Sfilano Asterix, Obelix, Assurancetourix con le spade, gli elmetti di plastica e le trecce. «Grande partita, l’Italia è stata forte, noi un po’ di meno». E poi i moschettieri, Athos, Porthos e Aramis e D’Artagnan con i mantelli e cappelli piumati, il tifo alla fine è un gioco e anche una sfida può diventare un Carnevale. «Viva il rugby, è lo sport più bello del mondo. E non lo dico perché abbiamo vinto», assicura Pasquale, romanista. «Niente a che vedere con il calcio. Quello è solo business ormai, qui c’è la passione e l’amicizia».
LE FAMIGLIE
E vallo a spiegare a quelli che all’uscita dello stadio sono infuriati o esaltati che ci si può divertire anche così, dimenticando che maglia indossi e mescolando la gioia della vittoria con la delusione della sconfitta per farne una sola festa. Alcuni ragazzi francesi sono seduti a terra, in fila, un italiano alla volta si lancia sul gruppo, una specie di tuffo, atterra sulle mani sollevate. Gli altri lo sorreggono finché non arriva alla coda di quella specie di trenino e via un altro. Foto di gruppo finale e chi passa si mette in mezzo. Simona, Federica e Giulia abbracciate a tre ragazzi francesi.
«Li avevamo incontrati stamattina a piazza del Popolo. Ci prendevano in giro: tanto vinciamo, siamo noi i più forti. Poi li abbiamo incontrati adesso e si sono messi a scherzare con noi. Bello, no?».
Tanto bello che Gianfranco e i suoi amici il tifo per la Roma lo fanno da casa. «Allo stadio veniamo solo a vedere le partite di rugby. Troppa tensione nel calcio, qui c’è solo amore per lo sport e per la bandiera». Sul palco c’è Syria, davanti agli stand del villaggio ci si ferma a bere e chiacchiarare nonostante il freddo. «Queste parrucche le abbiamo comprate a Madrid», quella di Simona è viola e quella di Serena color bronzo, seguono il rugby da tre anni. «E’ un piacere venire alle partite. Ci sono i bambini, le famiglie. Un’atmosfera di grande serenità ». Padri e figli lasciano lo stadio con gli stessi beretti da jolly.
I CAMPIONI
Gli ex azzurri del rugby hanno sfilato in campo. Evelino Aio, due volte campione d’Italia con L’Aquila rugby ha ancora il cappellino della divisa. «Siamo stati forti, soprattutto nel secondo tempo. Prima i francesi erano i professori e noi gli allievi, adesso ci siamo avvicinati e abbiamo dimostrato quanta strada abbiamo fatto». La partita finisce con il fischio dell’arbitro, poi la rivalità diventa festa.

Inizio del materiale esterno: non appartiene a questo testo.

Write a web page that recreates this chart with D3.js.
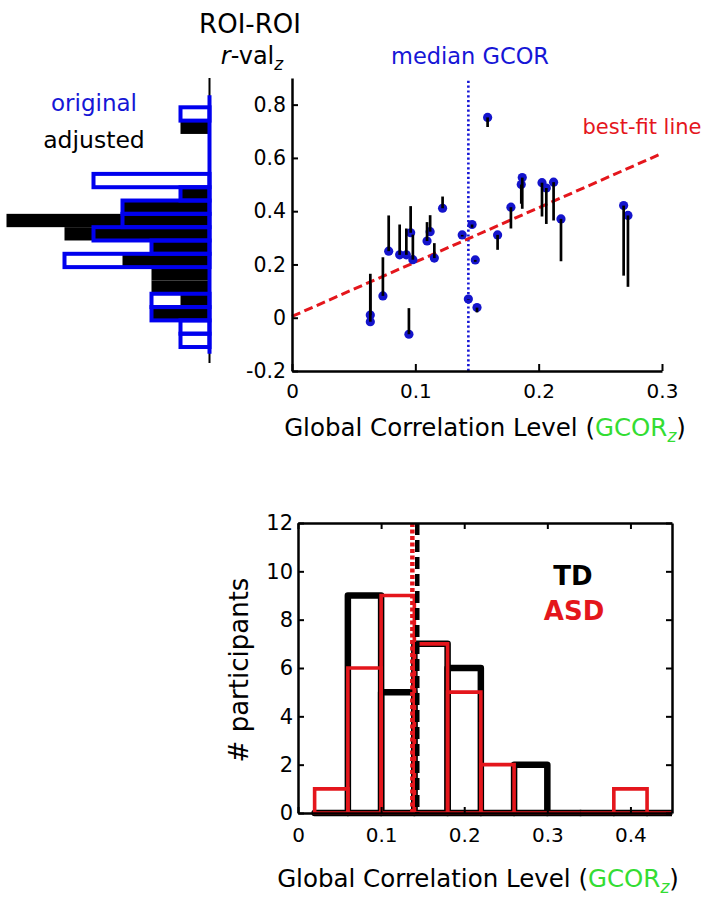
<!DOCTYPE html>
<html><head><meta charset="utf-8">
<script src="https://cdn.jsdelivr.net/npm/d3@7"></script>
<style>body{margin:0;background:#fff}svg{display:block}text{font-family:"DejaVu Sans",sans-serif}</style>
</head><body><svg id="c" width="708" height="900"></svg>
<script>
// ---------- DATA ----------
// scatter: TD participants, global correlation (x) vs ROI-ROI r (original = dot, adjusted = stem end)
const gcor      = [0.0635,0.0635,0.0737,0.0784,0.0873,0.0927,0.0948,0.0962,0.098,0.1095,0.112,0.1154,0.1221,0.138,0.146,0.1486,0.143,0.150,0.1586,0.1667,0.1775,0.1867,0.1859,0.2027,0.2062,0.2121,0.2181,0.2689,0.2724];
const rOriginal = [0.010,-0.015,0.082,0.250,0.236,0.236,-0.062,0.319,0.218,0.288,0.323,0.224,0.411,0.311,0.350,0.217,0.070,0.038,0.752,0.311,0.415,0.526,0.500,0.507,0.487,0.509,0.371,0.421,0.384];
const rAdjusted = [0.165,0.130,0.227,0.384,0.350,0.335,0.036,0.419,0.312,0.359,0.385,0.280,0.455,0.305,0.338,0.210,0.068,0.020,0.716,0.255,0.335,0.409,0.428,0.380,0.352,0.365,0.212,0.158,0.116];
const medianGcor = 0.143;
const fitIntercept = 0.005, fitSlope = 2.04;
const fitRange = [0, 0.3];
// side histogram of r values
const rBinLower = [-0.11,-0.06,-0.01,0.04,0.09,0.14,0.19,0.24,0.29,0.34,0.39,0.44,0.49,0.54,0.59,0.64,0.69,0.74];
const rBinWidth = 0.05;
const origCounts = [1,1,2,2,0,0,5,2,4,3,3,1,4,0,0,0,0,1];
const adjCounts  = [0,0,2,1,2,2,3,2,5,7,3,1,0,0,0,0,1,0];
const histBaseExtent = [-0.135, 0.835];
const histAxisExtent = [-0.17, 0.9];
// bottom histogram of GCOR
const gcorBinLower = [0.02,0.06,0.10,0.14,0.18,0.22,0.26,0.30,0.34,0.38,0.42];
const gcorBinWidth = 0.04;
const tdCounts  = [0,9,5,7,6,0,2,0,0,0,0];
const asdCounts = [1,6,9,7,5,2,0,0,0,1,0];
const tdMedian = 0.1435, asdMedian = 0.1376;
// ticks
const scatterXTicks = [0,0.1,0.2,0.3];
const scatterYTicks = [-0.2,0,0.2,0.4,0.6,0.8];
const histXTicks = [0,0.1,0.2,0.3,0.4];
const histYTicks = [0,2,4,6,8,10,12];

// ---------- COLOURS ----------
const BLUE = "#1616d6", DOT = "#1414cc", RED = "#e4161c", GREEN = "#33dd33";

const svg = d3.select("#c");

// ---------- SCALES ----------
const xS = d3.scaleLinear().domain([0,0.3]).range([292,662]);
const yS = d3.scaleLinear().domain([-0.2,0.9]).range([371,78]);
const cS = d3.scaleLinear().domain([0,1]).range([209.5,180.5]);
const xB = d3.scaleLinear().domain([0,0.45]).range([298,672]);
const yB = d3.scaleLinear().domain([0,12]).range([813,523]);

// ---------- SIDE HISTOGRAM ----------
const gH = svg.append("g");
gH.selectAll("rect.adj").data(rBinLower.map((b,i)=>({b,c:adjCounts[i]})).filter(d=>d.c>0))
  .join("rect").attr("class","adj")
  .attr("x", d=>cS(d.c)).attr("width", d=>cS(0)-cS(d.c))
  .attr("y", d=>yS(d.b+rBinWidth)).attr("height", d=>yS(d.b)-yS(d.b+rBinWidth))
  .attr("fill","#000");
gH.append("line").attr("x1",cS(0)).attr("x2",cS(0))
  .attr("y1",yS(histAxisExtent[0])).attr("y2",yS(histAxisExtent[1]))
  .attr("stroke","#000").attr("stroke-width",2);
gH.selectAll("rect.orig").data(rBinLower.map((b,i)=>({b,c:origCounts[i]})).filter(d=>d.c>0))
  .join("rect").attr("class","orig")
  .attr("x", d=>cS(d.c)).attr("width", d=>cS(0)-cS(d.c))
  .attr("y", d=>yS(d.b+rBinWidth)).attr("height", d=>yS(d.b)-yS(d.b+rBinWidth))
  .attr("fill","none").attr("stroke","#0000ee").attr("stroke-width",4);
gH.append("line").attr("x1",cS(0)).attr("x2",cS(0))
  .attr("y1",yS(histBaseExtent[0])).attr("y2",yS(histBaseExtent[1]))
  .attr("stroke","#0000ee").attr("stroke-width",4);

svg.append("text").attr("x",94).attr("y",111).attr("text-anchor","middle")
  .attr("font-size",23).attr("fill",BLUE).text("original");
svg.append("text").attr("x",94).attr("y",148).attr("text-anchor","middle")
  .attr("font-size",23.5).attr("fill","#000").text("adjusted");

// titles
svg.append("text").attr("x",250).attr("y",33).attr("text-anchor","middle")
  .attr("font-size",26).text("ROI-ROI");
const tr = svg.append("text").attr("x",252).attr("y",64).attr("text-anchor","middle").attr("font-size",24);
tr.append("tspan").attr("font-style","italic").text("r");
tr.append("tspan").text("-val");
tr.append("tspan").attr("font-style","italic").attr("font-size",17).attr("dy",6).text("z");

svg.append("text").attr("x",470).attr("y",64).attr("text-anchor","middle")
  .attr("font-size",22.5).attr("fill",BLUE).text("median GCOR");

// ---------- SCATTER ----------
const gS = svg.append("g");
gS.append("line").attr("x1",xS(medianGcor)).attr("x2",xS(medianGcor))
  .attr("y1",yS(-0.2)).attr("y2",yS(0.89))
  .attr("stroke",BLUE).attr("stroke-width",2.6).attr("stroke-dasharray","2.2,2.6");
gS.append("line")
  .attr("x1",xS(fitRange[0])).attr("y1",yS(fitIntercept+fitSlope*fitRange[0]))
  .attr("x2",xS(fitRange[1])).attr("y2",yS(fitIntercept+fitSlope*fitRange[1]))
  .attr("stroke",RED).attr("stroke-width",3).attr("stroke-dasharray","9,4.5");

const pts = gcor.map((g,i)=>({g,o:rOriginal[i],a:rAdjusted[i]}));
gS.selectAll("circle").data(pts).join("circle")
  .attr("cx",d=>xS(d.g)).attr("cy",d=>yS(d.o)).attr("r",4.6).attr("fill",DOT);
gS.selectAll("line.stem").data(pts).join("line").attr("class","stem")
  .attr("x1",d=>xS(d.g)).attr("x2",d=>xS(d.g))
  .attr("y1",d=>yS(d.o)).attr("y2",d=>yS(d.a))
  .attr("stroke","#000").attr("stroke-width",2.7);

svg.append("text").attr("x",642).attr("y",134).attr("text-anchor","middle")
  .attr("font-size",21).attr("fill",RED).text("best-fit line");

function styleAxis(g, fs){
  g.attr("font-size",fs);
  g.select(".domain").attr("stroke","#000").attr("stroke-width",2.5);
  g.selectAll(".tick line").attr("stroke","#000").attr("stroke-width",2);
  g.selectAll(".tick text").attr("fill","#000");
}
const fmt = d => String(d);
const axSX = svg.append("g").attr("transform",`translate(0,${yS(-0.2)})`)
  .call(d3.axisBottom(xS).tickValues(scatterXTicks).tickFormat(fmt).tickSize(-7).tickSizeOuter(0).tickPadding(13));
styleAxis(axSX,20);
const axSY = svg.append("g").attr("transform",`translate(${xS(0)},0)`)
  .call(d3.axisLeft(yS).tickValues(scatterYTicks).tickFormat(fmt).tickSize(-6).tickSizeOuter(0).tickPadding(6));
styleAxis(axSY,20.5);

function gcorLabel(x,y){
  const t = svg.append("text").attr("x",x).attr("y",y).attr("text-anchor","middle").attr("font-size",24.5);
  t.append("tspan").text("Global Correlation Level (");
  t.append("tspan").attr("fill",GREEN).text("GCOR");
  t.append("tspan").attr("fill",GREEN).attr("font-style","italic").attr("font-size",17).attr("dy",6).text("z");
  t.append("tspan").attr("dy",-6).text(")");
}
gcorLabel(485,436);

// ---------- BOTTOM HISTOGRAM ----------
svg.append("clipPath").attr("id","clipB").append("rect")
  .attr("x",xB(0)).attr("y",yB(12)).attr("width",xB(0.45)-xB(0)).attr("height",yB(0)-yB(12)+4);
const gB = svg.append("g").attr("clip-path","url(#clipB)");
function barPath(b,c){
  const x0=xB(b), x1=xB(b+gcorBinWidth), y0=yB(0), y1=yB(c);
  return `M${x0},${y0}V${y1}H${x1}V${y0}Z`;
}
gB.selectAll("path.td").data(gcorBinLower.map((b,i)=>({b,c:tdCounts[i]}))).join("path").attr("class","td")
  .attr("d",d=>barPath(d.b,d.c)).attr("fill","none").attr("stroke","#000")
  .attr("stroke-width",6.5).attr("stroke-linejoin","round");
gB.selectAll("path.asd").data(gcorBinLower.map((b,i)=>({b,c:asdCounts[i]}))).join("path").attr("class","asd")
  .attr("d",d=>barPath(d.b,d.c)).attr("fill","none").attr("stroke",RED)
  .attr("stroke-width",3.6);
svg.append("line").attr("x1",xB(tdMedian)).attr("x2",xB(tdMedian)).attr("y1",yB(12)).attr("y2",yB(0))
  .attr("stroke","#000").attr("stroke-width",4.5).attr("stroke-dasharray","12,5");
svg.append("line").attr("x1",xB(asdMedian)).attr("x2",xB(asdMedian)).attr("y1",yB(12)).attr("y2",yB(0))
  .attr("stroke",RED).attr("stroke-width",4.5).attr("stroke-dasharray","4,2.5");

const axBX = svg.append("g").attr("transform",`translate(0,${yB(0)})`)
  .call(d3.axisBottom(xB).tickValues(histXTicks).tickFormat(fmt).tickSize(-6).tickSizeOuter(0).tickPadding(14.5));
styleAxis(axBX,20);
const axBT = svg.append("g").attr("transform",`translate(0,${yB(12)})`)
  .call(d3.axisTop(xB).tickValues(histXTicks).tickFormat(()=>"").tickSize(-6).tickSizeOuter(0));
styleAxis(axBT,20);
const axBY = svg.append("g").attr("transform",`translate(${xB(0)},0)`)
  .call(d3.axisLeft(yB).tickValues(histYTicks).tickFormat(fmt).tickSize(-6).tickSizeOuter(0).tickPadding(5));
styleAxis(axBY,21);
const axBR = svg.append("g").attr("transform",`translate(${xB(0.45)},0)`)
  .call(d3.axisRight(yB).tickValues(histYTicks).tickFormat(()=>"").tickSize(-6).tickSizeOuter(0));
styleAxis(axBR,21);

svg.append("text").attr("transform","translate(248,670) rotate(-90)").attr("text-anchor","middle")
  .attr("font-size",26).text("# participants");
svg.append("text").attr("x",573).attr("y",585).attr("text-anchor","middle")
  .attr("font-size",26).attr("font-weight","bold").attr("fill","#000").text("TD");
svg.append("text").attr("x",574).attr("y",620).attr("text-anchor","middle")
  .attr("font-size",26).attr("font-weight","bold").attr("fill",RED).text("ASD");

gcorLabel(478,887);
</script></body></html>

Il calcio è fatto di episodi al limite e controversi, a me piace, anche, per quello. Ma perchè c’è questa smania di dividere tutto tra bianco e nero, tra giusto e sbagliato, tra “era rigore” o “non era rigore”. Ma che du palle….
Ma le parole di Braschi di oggi sono incoscienti, doveva dire. “nell’azione di Grankvist come l’arbitro decide l’azzecca sempre, e sempre sbaglierà .”. Sarebbe stata frase che avrebbe comunque suscitato polemiche, ma almeno avrebbe detto una cosa sana ed istruttiva, oltre a portare rispetto per il calcio….
P.S. tra il chiedere scusa e porgere l’altra guancia c’è un mare di differenza…
Non le intereseranno sig. Beccantini, ma Sandulli (anche ) per quelle ci mando’ in serie B e lei ci avrebbe mandati in serie C……….
Gentile Axl Rose, voi mi rispondete, loro non mi rispondono.